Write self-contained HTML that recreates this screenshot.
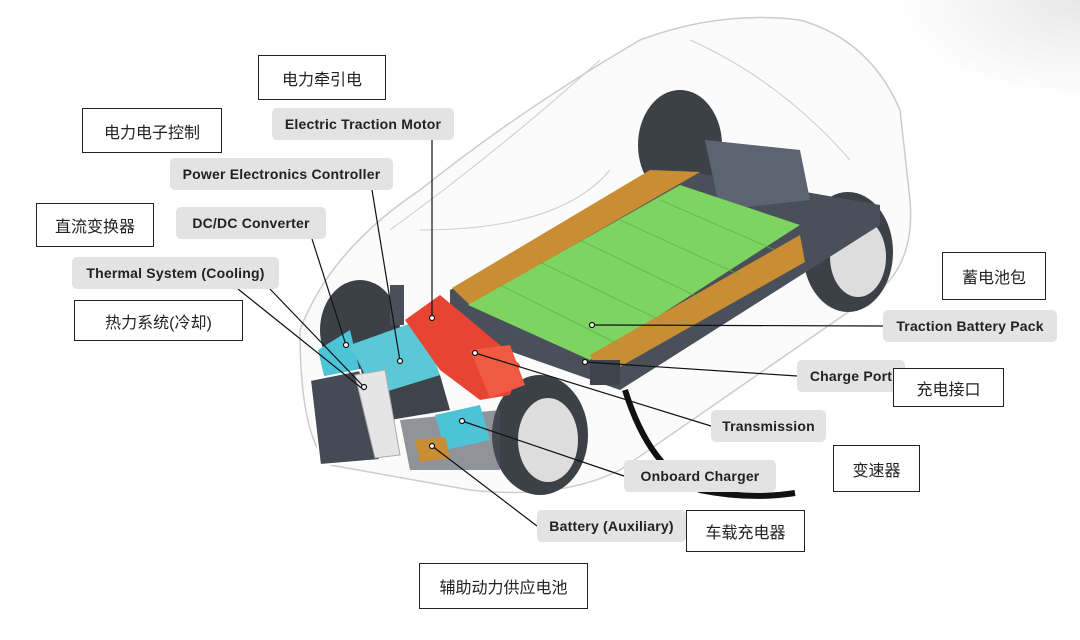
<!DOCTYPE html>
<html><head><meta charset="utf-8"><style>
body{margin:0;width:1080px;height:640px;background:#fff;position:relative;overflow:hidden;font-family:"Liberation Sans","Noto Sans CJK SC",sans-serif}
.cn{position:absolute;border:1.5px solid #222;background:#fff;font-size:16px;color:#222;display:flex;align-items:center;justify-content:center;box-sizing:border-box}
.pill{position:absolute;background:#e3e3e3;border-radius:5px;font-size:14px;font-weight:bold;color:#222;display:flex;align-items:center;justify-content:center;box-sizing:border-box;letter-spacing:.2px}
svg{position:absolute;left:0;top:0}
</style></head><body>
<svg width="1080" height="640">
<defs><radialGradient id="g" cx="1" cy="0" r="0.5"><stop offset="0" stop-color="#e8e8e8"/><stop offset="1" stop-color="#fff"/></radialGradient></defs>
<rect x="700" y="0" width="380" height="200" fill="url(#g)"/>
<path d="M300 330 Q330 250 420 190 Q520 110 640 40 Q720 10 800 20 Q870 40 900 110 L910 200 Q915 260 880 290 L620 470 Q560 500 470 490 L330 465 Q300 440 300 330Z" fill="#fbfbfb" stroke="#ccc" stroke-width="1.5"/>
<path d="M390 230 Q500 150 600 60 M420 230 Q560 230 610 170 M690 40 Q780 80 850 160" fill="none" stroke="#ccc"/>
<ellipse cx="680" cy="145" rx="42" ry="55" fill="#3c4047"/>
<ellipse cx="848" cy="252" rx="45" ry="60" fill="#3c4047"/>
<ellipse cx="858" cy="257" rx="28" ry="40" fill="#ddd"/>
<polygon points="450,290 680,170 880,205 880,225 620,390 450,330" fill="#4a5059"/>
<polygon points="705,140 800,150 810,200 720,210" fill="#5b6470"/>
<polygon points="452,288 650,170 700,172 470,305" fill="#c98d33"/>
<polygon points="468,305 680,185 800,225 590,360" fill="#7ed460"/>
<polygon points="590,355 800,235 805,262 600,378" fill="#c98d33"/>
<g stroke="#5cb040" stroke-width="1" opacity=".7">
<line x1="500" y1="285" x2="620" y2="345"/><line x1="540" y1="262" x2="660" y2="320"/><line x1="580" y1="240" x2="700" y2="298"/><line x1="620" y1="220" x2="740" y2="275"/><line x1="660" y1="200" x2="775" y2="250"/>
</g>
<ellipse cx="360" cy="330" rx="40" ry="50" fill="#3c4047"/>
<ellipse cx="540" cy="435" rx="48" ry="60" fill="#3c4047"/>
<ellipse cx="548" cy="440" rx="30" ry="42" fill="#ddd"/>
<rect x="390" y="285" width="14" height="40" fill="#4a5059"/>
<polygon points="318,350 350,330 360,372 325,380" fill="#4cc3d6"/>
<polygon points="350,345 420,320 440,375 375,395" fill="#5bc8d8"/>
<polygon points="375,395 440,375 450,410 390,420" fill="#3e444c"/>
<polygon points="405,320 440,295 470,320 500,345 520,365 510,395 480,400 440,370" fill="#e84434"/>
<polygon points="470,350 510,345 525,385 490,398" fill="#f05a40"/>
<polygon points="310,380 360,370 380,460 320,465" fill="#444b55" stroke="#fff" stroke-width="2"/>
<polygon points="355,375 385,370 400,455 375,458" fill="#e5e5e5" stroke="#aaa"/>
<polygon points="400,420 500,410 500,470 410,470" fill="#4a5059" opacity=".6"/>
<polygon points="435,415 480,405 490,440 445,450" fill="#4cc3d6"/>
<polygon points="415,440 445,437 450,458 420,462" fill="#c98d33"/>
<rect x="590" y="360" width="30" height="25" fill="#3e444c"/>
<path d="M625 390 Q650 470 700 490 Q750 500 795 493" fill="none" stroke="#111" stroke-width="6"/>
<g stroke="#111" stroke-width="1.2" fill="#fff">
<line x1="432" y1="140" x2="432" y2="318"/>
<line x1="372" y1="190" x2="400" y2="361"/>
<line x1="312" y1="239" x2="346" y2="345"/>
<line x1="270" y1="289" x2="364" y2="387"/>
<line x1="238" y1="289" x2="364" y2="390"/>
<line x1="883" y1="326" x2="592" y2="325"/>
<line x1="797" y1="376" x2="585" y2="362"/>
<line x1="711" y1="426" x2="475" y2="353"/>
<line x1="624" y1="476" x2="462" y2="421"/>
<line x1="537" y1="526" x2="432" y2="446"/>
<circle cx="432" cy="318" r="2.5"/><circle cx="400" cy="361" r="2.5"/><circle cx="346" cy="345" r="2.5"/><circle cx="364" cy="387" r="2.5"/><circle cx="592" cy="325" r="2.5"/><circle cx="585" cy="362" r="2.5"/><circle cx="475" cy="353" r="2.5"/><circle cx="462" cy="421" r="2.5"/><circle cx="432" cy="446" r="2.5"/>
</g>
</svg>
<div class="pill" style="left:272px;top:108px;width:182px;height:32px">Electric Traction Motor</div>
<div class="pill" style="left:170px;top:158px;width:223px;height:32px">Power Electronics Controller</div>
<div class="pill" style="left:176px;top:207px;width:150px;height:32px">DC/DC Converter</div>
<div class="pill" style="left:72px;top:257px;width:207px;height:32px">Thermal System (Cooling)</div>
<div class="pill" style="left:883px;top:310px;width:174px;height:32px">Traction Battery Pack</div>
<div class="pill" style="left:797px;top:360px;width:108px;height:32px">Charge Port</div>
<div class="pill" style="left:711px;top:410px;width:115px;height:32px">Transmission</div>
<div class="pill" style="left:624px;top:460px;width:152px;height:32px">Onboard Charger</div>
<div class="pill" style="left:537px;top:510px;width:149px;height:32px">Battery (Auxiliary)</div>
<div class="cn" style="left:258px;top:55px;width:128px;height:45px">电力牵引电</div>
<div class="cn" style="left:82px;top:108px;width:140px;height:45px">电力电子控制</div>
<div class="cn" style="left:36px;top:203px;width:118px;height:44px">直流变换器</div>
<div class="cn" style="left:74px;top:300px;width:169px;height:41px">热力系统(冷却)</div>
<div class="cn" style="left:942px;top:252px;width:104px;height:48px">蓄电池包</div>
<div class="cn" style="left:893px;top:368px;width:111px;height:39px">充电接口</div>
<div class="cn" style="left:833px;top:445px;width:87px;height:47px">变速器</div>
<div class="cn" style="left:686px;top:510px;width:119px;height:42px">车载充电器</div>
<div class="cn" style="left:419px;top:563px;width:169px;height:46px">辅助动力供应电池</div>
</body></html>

- What you should do -
Make an exact reproduction of the listing above, without any pictures.

- Solution for this exercise -
Write self-contained HTML that recreates this screenshot.
<!DOCTYPE html>
<html><head><meta charset="utf-8"><style>
body{margin:0;width:1080px;height:640px;background:#fff;position:relative;overflow:hidden;font-family:"Liberation Sans","Noto Sans CJK SC",sans-serif}
.cn{position:absolute;border:1.5px solid #222;background:#fff;font-size:16px;color:#222;display:flex;align-items:center;justify-content:center;box-sizing:border-box}
.pill{position:absolute;background:#e3e3e3;border-radius:5px;font-size:14px;font-weight:bold;color:#222;display:flex;align-items:center;justify-content:center;box-sizing:border-box;letter-spacing:.2px}
svg{position:absolute;left:0;top:0}
</style></head><body>
<svg width="1080" height="640">
<defs><radialGradient id="g" cx="1" cy="0" r="0.5"><stop offset="0" stop-color="#e8e8e8"/><stop offset="1" stop-color="#fff"/></radialGradient></defs>
<rect x="700" y="0" width="380" height="200" fill="url(#g)"/>
<path d="M300 330 Q330 250 420 190 Q520 110 640 40 Q720 10 800 20 Q870 40 900 110 L910 200 Q915 260 880 290 L620 470 Q560 500 470 490 L330 465 Q300 440 300 330Z" fill="#fbfbfb" stroke="#ccc" stroke-width="1.5"/>
<path d="M390 230 Q500 150 600 60 M420 230 Q560 230 610 170 M690 40 Q780 80 850 160" fill="none" stroke="#ccc"/>
<ellipse cx="680" cy="145" rx="42" ry="55" fill="#3c4047"/>
<ellipse cx="848" cy="252" rx="45" ry="60" fill="#3c4047"/>
<ellipse cx="858" cy="257" rx="28" ry="40" fill="#ddd"/>
<polygon points="450,290 680,170 880,205 880,225 620,390 450,330" fill="#4a5059"/>
<polygon points="705,140 800,150 810,200 720,210" fill="#5b6470"/>
<polygon points="452,288 650,170 700,172 470,305" fill="#c98d33"/>
<polygon points="468,305 680,185 800,225 590,360" fill="#7ed460"/>
<polygon points="590,355 800,235 805,262 600,378" fill="#c98d33"/>
<g stroke="#5cb040" stroke-width="1" opacity=".7">
<line x1="500" y1="285" x2="620" y2="345"/><line x1="540" y1="262" x2="660" y2="320"/><line x1="580" y1="240" x2="700" y2="298"/><line x1="620" y1="220" x2="740" y2="275"/><line x1="660" y1="200" x2="775" y2="250"/>
</g>
<ellipse cx="360" cy="330" rx="40" ry="50" fill="#3c4047"/>
<ellipse cx="540" cy="435" rx="48" ry="60" fill="#3c4047"/>
<ellipse cx="548" cy="440" rx="30" ry="42" fill="#ddd"/>
<rect x="390" y="285" width="14" height="40" fill="#4a5059"/>
<polygon points="318,350 350,330 360,372 325,380" fill="#4cc3d6"/>
<polygon points="350,345 420,320 440,375 375,395" fill="#5bc8d8"/>
<polygon points="375,395 440,375 450,410 390,420" fill="#3e444c"/>
<polygon points="405,320 440,295 470,320 500,345 520,365 510,395 480,400 440,370" fill="#e84434"/>
<polygon points="470,350 510,345 525,385 490,398" fill="#f05a40"/>
<polygon points="310,380 360,370 380,460 320,465" fill="#444b55" stroke="#fff" stroke-width="2"/>
<polygon points="355,375 385,370 400,455 375,458" fill="#e5e5e5" stroke="#aaa"/>
<polygon points="400,420 500,410 500,470 410,470" fill="#4a5059" opacity=".6"/>
<polygon points="435,415 480,405 490,440 445,450" fill="#4cc3d6"/>
<polygon points="415,440 445,437 450,458 420,462" fill="#c98d33"/>
<rect x="590" y="360" width="30" height="25" fill="#3e444c"/>
<path d="M625 390 Q650 470 700 490 Q750 500 795 493" fill="none" stroke="#111" stroke-width="6"/>
<g stroke="#111" stroke-width="1.2" fill="#fff">
<line x1="432" y1="140" x2="432" y2="318"/>
<line x1="372" y1="190" x2="400" y2="361"/>
<line x1="312" y1="239" x2="346" y2="345"/>
<line x1="270" y1="289" x2="364" y2="387"/>
<line x1="238" y1="289" x2="364" y2="390"/>
<line x1="883" y1="326" x2="592" y2="325"/>
<line x1="797" y1="376" x2="585" y2="362"/>
<line x1="711" y1="426" x2="475" y2="353"/>
<line x1="624" y1="476" x2="462" y2="421"/>
<line x1="537" y1="526" x2="432" y2="446"/>
<circle cx="432" cy="318" r="2.5"/><circle cx="400" cy="361" r="2.5"/><circle cx="346" cy="345" r="2.5"/><circle cx="364" cy="387" r="2.5"/><circle cx="592" cy="325" r="2.5"/><circle cx="585" cy="362" r="2.5"/><circle cx="475" cy="353" r="2.5"/><circle cx="462" cy="421" r="2.5"/><circle cx="432" cy="446" r="2.5"/>
</g>
</svg>
<div class="pill" style="left:272px;top:108px;width:182px;height:32px">Electric Traction Motor</div>
<div class="pill" style="left:170px;top:158px;width:223px;height:32px">Power Electronics Controller</div>
<div class="pill" style="left:176px;top:207px;width:150px;height:32px">DC/DC Converter</div>
<div class="pill" style="left:72px;top:257px;width:207px;height:32px">Thermal System (Cooling)</div>
<div class="pill" style="left:883px;top:310px;width:174px;height:32px">Traction Battery Pack</div>
<div class="pill" style="left:797px;top:360px;width:108px;height:32px">Charge Port</div>
<div class="pill" style="left:711px;top:410px;width:115px;height:32px">Transmission</div>
<div class="pill" style="left:624px;top:460px;width:152px;height:32px">Onboard Charger</div>
<div class="pill" style="left:537px;top:510px;width:149px;height:32px">Battery (Auxiliary)</div>
<div class="cn" style="left:258px;top:55px;width:128px;height:45px">电力牵引电</div>
<div class="cn" style="left:82px;top:108px;width:140px;height:45px">电力电子控制</div>
<div class="cn" style="left:36px;top:203px;width:118px;height:44px">直流变换器</div>
<div class="cn" style="left:74px;top:300px;width:169px;height:41px">热力系统(冷却)</div>
<div class="cn" style="left:942px;top:252px;width:104px;height:48px">蓄电池包</div>
<div class="cn" style="left:893px;top:368px;width:111px;height:39px">充电接口</div>
<div class="cn" style="left:833px;top:445px;width:87px;height:47px">变速器</div>
<div class="cn" style="left:686px;top:510px;width:119px;height:42px">车载充电器</div>
<div class="cn" style="left:419px;top:563px;width:169px;height:46px">辅助动力供应电池</div>
</body></html>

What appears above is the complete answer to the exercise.